(Stated goal) Below is a listing to transcribe in full and exactly; keep the pictures out.

(Available data)
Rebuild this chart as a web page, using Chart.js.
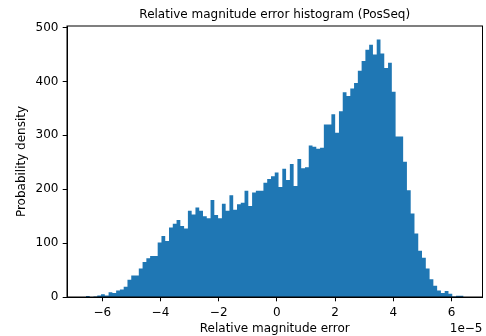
<!DOCTYPE html>
<html><head><meta charset="utf-8">
<script src="https://cdn.jsdelivr.net/npm/chart.js@4/dist/chart.umd.min.js"></script>
<style>html,body{margin:0;padding:0;background:#fff}#wrap{width:486px;height:336px}</style>
</head><body><div id="wrap"><canvas id="c" width="486" height="336"></canvas></div>
<script>
// Histogram bins (x in units of 1e-5)
const binStart = -6.56;
const binWidth = 0.1297;
const density = [
  2, 0, 1, 3, 5, 3, 9, 7.5, 12, 14,
  19, 32, 40, 40, 53, 65, 72, 76, 76, 101,
  113, 104, 129, 136, 143, 132, 127, 160, 153, 166,
  160, 150, 146, 180, 152, 146, 173, 160, 189, 162,
  172, 175, 197, 169, 194, 197, 197, 212, 219, 224,
  231, 204, 238, 217, 247, 206, 256, 239, 241, 281,
  279, 275, 277, 320, 320, 339, 305, 345, 380, 373,
  387, 397, 420, 438, 459, 468, 450, 478, 452, 425,
  435, 381, 298, 298, 251, 198, 155, 118, 86, 73,
  53, 33, 21, 12, 7.5, 11, 6, 1, 2.5, 2.5
];
const xTickValues = [-6, -4, -2, 0, 2, 4, 6];
const yTickValues = [0, 100, 200, 300, 400, 500];
const titleText = 'Relative magnitude error histogram (PosSeq)';
const xLabel = 'Relative magnitude error';
const yLabel = 'Probability density';
const xOffsetText = '1e\u22125';

// histogram outline: each bin's left edge carries its density; the closing right edge drops to 0
const points = density.map((v, i) => ({ x: binStart + i * binWidth, y: v }));
points.push({ x: binStart + density.length * binWidth, y: 0 });
const fmt = v => (v < 0 ? '\u2212' + Math.abs(v) : String(v));
const FONT = '"DejaVu Sans", "Liberation Sans", sans-serif';
const FS = 12;

const framePlugin = {
  id: 'frame',
  afterDraw(chart) {
    const { ctx, chartArea: a } = chart;
    ctx.save();
    ctx.strokeStyle = '#000';
    ctx.lineWidth = 1;
    ctx.strokeRect(a.left, a.top, a.right - a.left, a.bottom - a.top);
    ctx.fillStyle = '#000';
    ctx.font = FS + 'px ' + FONT;
    ctx.textAlign = 'center';
    ctx.textBaseline = 'alphabetic';
    ctx.fillText(titleText, (a.left + a.right) / 2, 18);
    ctx.fillText(xLabel, (a.left + a.right) / 2, 332);
    ctx.textAlign = 'right';
    ctx.fillText(xOffsetText, a.right, 332);
    ctx.translate(22, (a.top + a.bottom) / 2);
    ctx.rotate(-Math.PI / 2);
    ctx.textAlign = 'center';
    ctx.textBaseline = 'middle';
    ctx.fillText(yLabel, 0, 0);
    ctx.restore();
  }
};

new Chart(document.getElementById('c'), {
  type: 'line',
  data: {
    datasets: [{
      data: points,
      stepped: 'before',
      fill: 'origin',
      backgroundColor: '#1f77b4',
      borderColor: '#1f77b4',
      borderWidth: 0,
      pointRadius: 0,
      pointHoverRadius: 0,
      tension: 0
    }]
  },
  options: {
    responsive: false,
    animation: false,
    devicePixelRatio: 1,
    layout: { padding: { top: 26, right: 3.5, left: 0, bottom: 0 } },
    plugins: { legend: { display: false }, tooltip: { enabled: false }, title: { display: false } },
    scales: {
      x: {
        type: 'linear',
        min: -7.21,
        max: 7.06,
        offset: false,
        grid: { display: true, offset: false, drawOnChartArea: false, drawTicks: true, tickLength: 4.3, tickWidth: 1, tickColor: '#000' },
        border: { display: true, color: '#000', width: 1 },
        ticks: { font: { family: FONT, size: FS }, color: '#000', padding: 4, maxRotation: 0, autoSkip: false, callback: v => fmt(v) },
        afterBuildTicks: s => { s.ticks = xTickValues.map(v => ({ value: v })); },
        afterFit: s => { s.height = 39; }
      },
      y: {
        type: 'linear',
        min: 0,
        max: 503,
        grid: { display: true, offset: false, drawOnChartArea: false, drawTicks: true, tickLength: 4.3, tickWidth: 1, tickColor: '#000' },
        border: { display: true, color: '#000', width: 1 },
        ticks: { font: { family: FONT, size: FS }, color: '#000', padding: 4.3, autoSkip: false, callback: v => fmt(v) },
        afterBuildTicks: s => { s.ticks = yTickValues.map(v => ({ value: v })); },
        afterFit: s => { s.width = 67; }
      }
    }
  },
  plugins: [framePlugin]
});
</script>
</body></html>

(Answer for the task)
Rebuild this chart as a web page, using Chart.js.
<!DOCTYPE html>
<html><head><meta charset="utf-8">
<script src="https://cdn.jsdelivr.net/npm/chart.js@4/dist/chart.umd.min.js"></script>
<style>html,body{margin:0;padding:0;background:#fff}#wrap{width:486px;height:336px}</style>
</head><body><div id="wrap"><canvas id="c" width="486" height="336"></canvas></div>
<script>
// Histogram bins (x in units of 1e-5)
const binStart = -6.56;
const binWidth = 0.1297;
const density = [
  2, 0, 1, 3, 5, 3, 9, 7.5, 12, 14,
  19, 32, 40, 40, 53, 65, 72, 76, 76, 101,
  113, 104, 129, 136, 143, 132, 127, 160, 153, 166,
  160, 150, 146, 180, 152, 146, 173, 160, 189, 162,
  172, 175, 197, 169, 194, 197, 197, 212, 219, 224,
  231, 204, 238, 217, 247, 206, 256, 239, 241, 281,
  279, 275, 277, 320, 320, 339, 305, 345, 380, 373,
  387, 397, 420, 438, 459, 468, 450, 478, 452, 425,
  435, 381, 298, 298, 251, 198, 155, 118, 86, 73,
  53, 33, 21, 12, 7.5, 11, 6, 1, 2.5, 2.5
];
const xTickValues = [-6, -4, -2, 0, 2, 4, 6];
const yTickValues = [0, 100, 200, 300, 400, 500];
const titleText = 'Relative magnitude error histogram (PosSeq)';
const xLabel = 'Relative magnitude error';
const yLabel = 'Probability density';
const xOffsetText = '1e\u22125';

// histogram outline: each bin's left edge carries its density; the closing right edge drops to 0
const points = density.map((v, i) => ({ x: binStart + i * binWidth, y: v }));
points.push({ x: binStart + density.length * binWidth, y: 0 });
const fmt = v => (v < 0 ? '\u2212' + Math.abs(v) : String(v));
const FONT = '"DejaVu Sans", "Liberation Sans", sans-serif';
const FS = 12;

const framePlugin = {
  id: 'frame',
  afterDraw(chart) {
    const { ctx, chartArea: a } = chart;
    ctx.save();
    ctx.strokeStyle = '#000';
    ctx.lineWidth = 1;
    ctx.strokeRect(a.left, a.top, a.right - a.left, a.bottom - a.top);
    ctx.fillStyle = '#000';
    ctx.font = FS + 'px ' + FONT;
    ctx.textAlign = 'center';
    ctx.textBaseline = 'alphabetic';
    ctx.fillText(titleText, (a.left + a.right) / 2, 18);
    ctx.fillText(xLabel, (a.left + a.right) / 2, 332);
    ctx.textAlign = 'right';
    ctx.fillText(xOffsetText, a.right, 332);
    ctx.translate(22, (a.top + a.bottom) / 2);
    ctx.rotate(-Math.PI / 2);
    ctx.textAlign = 'center';
    ctx.textBaseline = 'middle';
    ctx.fillText(yLabel, 0, 0);
    ctx.restore();
  }
};

new Chart(document.getElementById('c'), {
  type: 'line',
  data: {
    datasets: [{
      data: points,
      stepped: 'before',
      fill: 'origin',
      backgroundColor: '#1f77b4',
      borderColor: '#1f77b4',
      borderWidth: 0,
      pointRadius: 0,
      pointHoverRadius: 0,
      tension: 0
    }]
  },
  options: {
    responsive: false,
    animation: false,
    devicePixelRatio: 1,
    layout: { padding: { top: 26, right: 3.5, left: 0, bottom: 0 } },
    plugins: { legend: { display: false }, tooltip: { enabled: false }, title: { display: false } },
    scales: {
      x: {
        type: 'linear',
        min: -7.21,
        max: 7.06,
        offset: false,
        grid: { display: true, offset: false, drawOnChartArea: false, drawTicks: true, tickLength: 4.3, tickWidth: 1, tickColor: '#000' },
        border: { display: true, color: '#000', width: 1 },
        ticks: { font: { family: FONT, size: FS }, color: '#000', padding: 4, maxRotation: 0, autoSkip: false, callback: v => fmt(v) },
        afterBuildTicks: s => { s.ticks = xTickValues.map(v => ({ value: v })); },
        afterFit: s => { s.height = 39; }
      },
      y: {
        type: 'linear',
        min: 0,
        max: 503,
        grid: { display: true, offset: false, drawOnChartArea: false, drawTicks: true, tickLength: 4.3, tickWidth: 1, tickColor: '#000' },
        border: { display: true, color: '#000', width: 1 },
        ticks: { font: { family: FONT, size: FS }, color: '#000', padding: 4.3, autoSkip: false, callback: v => fmt(v) },
        afterBuildTicks: s => { s.ticks = yTickValues.map(v => ({ value: v })); },
        afterFit: s => { s.width = 67; }
      }
    }
  },
  plugins: [framePlugin]
});
</script>
</body></html>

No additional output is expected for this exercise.